K. thought he had stepped into a meeting. A medium sized, two windowed room was filled with the most diverse crowd of people—nobody paid any attention to the person who had just entered. Close under its ceiling it was surrounded by a gallery which was also fully occupied and where the people could only stand bent down with their heads and their backs touching the ceiling….

At the other end of the hall where K. had been led there was a little table set at an angle on a very low podium which was as overcrowded as everywhere else, and behind the table, near the edge of the podium, sat a small, fat, wheezing man who was talking with someone behind him. 

It was not only the setting that reminded Kara-Murz of The Trial. Because Navalny could only ask for Kara-Murz’s supportive testimony in terms of his official indictment, his questions proved to be “no less Kafkaesque than the surroundings.” Presumably, Kara-Murz answered “no” to the following queries, but there’s a sense of unreality in Navalny having to ask them at all:

Does public opposition to the government constitute extremist activity? Is the freedom of public demonstrations conditional on permission by the authorities? Was [Navalny’s] 2013 campaign for mayor of Moscow (where he came in second with 27 percent of the vote) just a cover for his underground illegal activities? Were Alexei’s anticorruption investigations detailing the riches of Vladimir Putin and his close entourage slanderous fabrications? And so on. A few times I had to ask whether the question was serious. “Unfortunately, yes — that is my indictment,” Alexei would respond each time.

The questions are Kafkaesque because, as becomes quickly clear while reading The Trial, dialogue seldom has a natural feel to it. It’s as though everything has been run through a bureaucratic filter. Even a conversation that K has with his uncle is skewed and elliptical.

Kara-Murz would undoubtedly characterize Navalny’s and his own trials as Kafkaesque, given that the outcomes are predetermined. That’s also the case with K, as he is informed by a court painter with insights into how the system works:

We’re talking about two different things here, there’s what it says in the law and there’s what I know from my own experience, you shouldn’t get the two confused. I’ve never seen it in writing, but the law does, of course, say on the one hand that the innocent will be set free, but on the other hand it doesn’t say that the judges can be influenced. But in my experience it’s the other way round. I don’t know of any absolute acquittals but I do know of many times when a judge has been influenced. It’s possible, of course, that there was no innocence in any of the cases I know about. But is that likely?
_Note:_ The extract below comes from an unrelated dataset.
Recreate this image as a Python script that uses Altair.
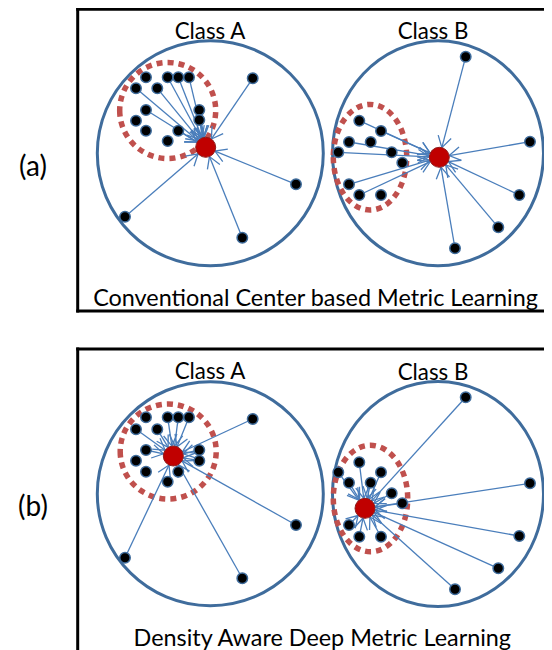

Not a single innocent defendant in so many cases? … I hardly ever got the chance to go to court myself but always made use of it when I could, I’ve listened to countless trials at important stages in their development, I’ve followed them closely as far as they could be followed, and I have to say that I’ve never seen a single acquittal.

Russia is notorious for its high conviction rates, especially when it comes to those who oppose Putin. So yes, “Kafkaesque” is an apt description.